In streaming su Netflix, Eric ha fatto parlare di sé anzitutto per la presenza del bravissimo Benedict Cumberbatch, che ha destato subito interesse; e per il fatto di essere una di quelle serie televisive destinate a intrufolarsi nel pubblico. C’è chi non la sopporta definendola troppo pretenziosa e chi, viceversa, l’apprezza ritenendola poetica e commovente. Mi sento di dissentire sulla pretenziosità e abbraccio l’idea che Eric, in ogni caso, valga la pena di essere vista. Potrebbe sembrare la classica serie su un bambino scomparso e sulla disperata ricerca dei genitori di avere risposte, ma è invece molto di più.

Vincent è un famoso burattinaio in un noto programma televisivo per l’infanzia, Good Day Sunshine. La sua vita, però, non è tutta rose e fiori: soffre di dipendenza da alcol e droga, litiga spesso con la moglie Cassie e trascura il figlio Edgar, di 9 anni, che al contrario è talmente affascinato dal lavoro di papà che dalla sua mente e dalla sua mano escono idee geniali per la trasmissione.
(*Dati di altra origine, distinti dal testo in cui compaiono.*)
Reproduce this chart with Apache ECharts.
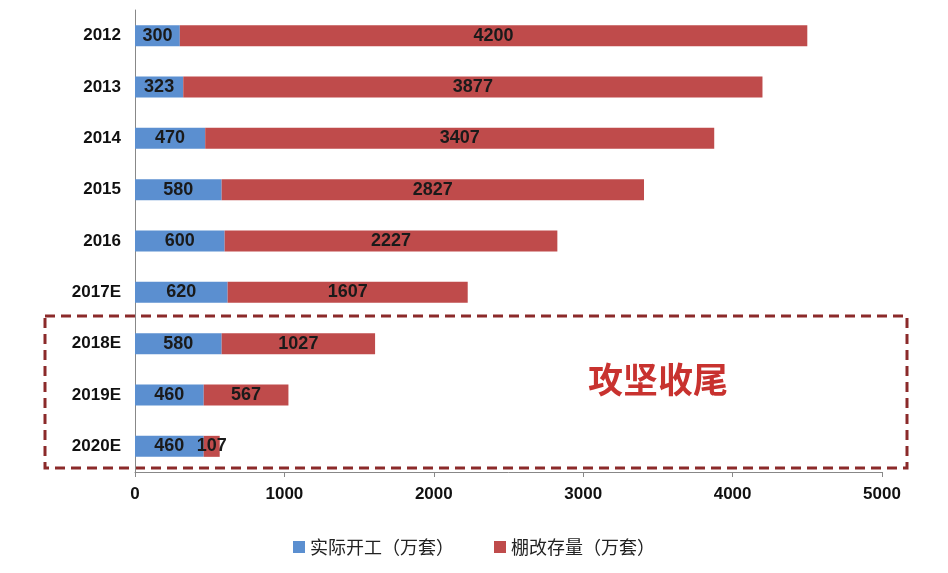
<!DOCTYPE html>
<html><head><meta charset="utf-8">
<script src="https://cdn.jsdelivr.net/npm/echarts@6/dist/echarts.min.js"></script>
<style>html,body{margin:0;padding:0;background:#fff}#c{width:948px;height:573px}</style>
</head><body><div id="c"></div>
<script>
const categories = ['2012','2013','2014','2015','2016','2017E','2018E','2019E','2020E'];
const actualStart = [300,323,470,580,600,620,580,460,460];
const remaining = [4200,3877,3407,2827,2227,1607,1027,567,107];
const xTicks = [0,1000,2000,3000,4000,5000];
const chart = echarts.init(document.getElementById('c'));
const lbl = {show:true, position:'inside', color:'#1a1a1a', fontWeight:'bold', fontSize:18, fontFamily:'Liberation Sans'};
chart.setOption({
  animation:false,
  grid:{left:135,right:66,top:10,bottom:101},
  legend:{bottom:12,left:'center',itemWidth:12,itemHeight:12,itemGap:40,icon:'rect',
    textStyle:{fontSize:18,color:'#222',fontFamily:'Noto Sans CJK SC'},
    data:['实际开工（万套）','棚改存量（万套）']},
  xAxis:{type:'value',min:0,max:5000,interval:1000,splitLine:{show:false},
    axisLine:{show:true,lineStyle:{color:'#888'}},axisTick:{show:true,lineStyle:{color:'#888'}},
    axisLabel:{fontSize:17,fontWeight:'bold',color:'#111',margin:14,fontFamily:'Liberation Sans',
      formatter:v=>xTicks.includes(v)?String(v):''}},
  yAxis:{type:'category',inverse:true,data:categories,
    axisLine:{show:true,lineStyle:{color:'#888'}},axisTick:{show:false},
    axisLabel:{fontSize:17,fontWeight:'bold',color:'#111',margin:14,fontFamily:'Liberation Sans'}},
  series:[
    {name:'实际开工（万套）',type:'bar',stack:'a',barWidth:21,data:actualStart,
     itemStyle:{color:'#5b8fd0'},label:lbl},
    {name:'棚改存量（万套）',type:'bar',stack:'a',barWidth:21,data:remaining,
     itemStyle:{color:'#bf4b4b'},label:lbl}
  ],
  graphic:[
    {type:'rect',shape:{x:45,y:316,width:862,height:152},
     style:{fill:'none',stroke:'#8b2a2a',lineWidth:3,lineDash:[10,6]}},
    {type:'text',left:588,top:362,style:{text:'攻坚收尾',fontSize:35,fontWeight:'bold',
     fill:'#c8322f',fontFamily:'Noto Sans CJK SC'}}
  ]
});
</script></body></html>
Una di queste è proprio Eric: in apparenza un enorme pupazzo azzurro, una sorta di “uomo delle nevi ” con una voce cavernosa e un paio di zanne bianche in bocca. Ma chi è davvero? È ciò che rimane a Vincent di suo figlio che è sparito nel nulla; ma è al contempo la sua coscienza, l’ancora di salvezza, la parte nascosta che lo sprona non solo a cercare la verità dietro alla scomparsa di Edgar ma a superare i traumi del passato, dovuti a una famiglia assente e autoritaria. Perciò Vincent è autodistruttivo, fragile, a tratti detestabile.

I MOSTRI VERI NON SONO SOTTO AL LETTO

Quale bambino, almeno una volta, non ha avuto paura dei mostri sotto al letto? Quelli che di notte, al buio, quando tutto tace sono lì, pronti a farti del male. Eric ci fa comprendere che i mostri veri sono fra noi, fra le persone meno sospettabili, quelle che all’apparenza dovrebbero infonderci fiducia. Parallelamente alla storia di Edgar ce ne vengono raccontate altre 2: la scomparsa di un altro ragazzo omosessuale di colore, che porterà a scoprire i loschi giri del politico Richard Castello; il lavoro e la vita privata del detective Michael Ledroit, anch’egli nero e segretamente gay, sposato con un uomo che sta morendo per aver contratto l’Aids.

La New York che ci viene narrata è quella degli anni ’80, obbligata a dover fare i conti tanto con la violenza quanto con il degrado; e che affrontava il problema dell’infezione da Hiv, con conseguenti episodi d’omofobìa e razzismo. Insomma, tanta carne al fuoco per un’unica miniserie. Da questo punto di vista, bisogna ammettere che i temi trattati sono tanti, forse troppi per essere esauriti in soli 6 episodi. Resta il fatto che l’ho trovata commovente e toccante al punto giusto, con un plus per la straordinaria interpretazione di Cumberbatch.

ERIC E IL CASO DI CRONACA DA CUI PRENDE (FORSE) ISPIRAZIONE

Eric è tratto da una storia vera? La risposta più plausibile è no, dal momento che è inventata dalla sceneggiatrice Aby Morgan insieme alla regista Lucy Forbes. Nonostante questo, ci sono riferimenti non del tutto casuali a un fatto di cronaca realmente accaduto nel 1979: il caso di Etna Patz, un bambino di 6 anni scomparso mentre andava a scuola, come accade di fatto nella serie con Edgar. Stava raggiungendo la scuola per la prima volta da solo e il suo corpo non fu mai ritrovato, scatenando a New York un polverone mediatico e cambiando per sempre le procedure della polizia nei casi di bimbi dileguati nel nulla.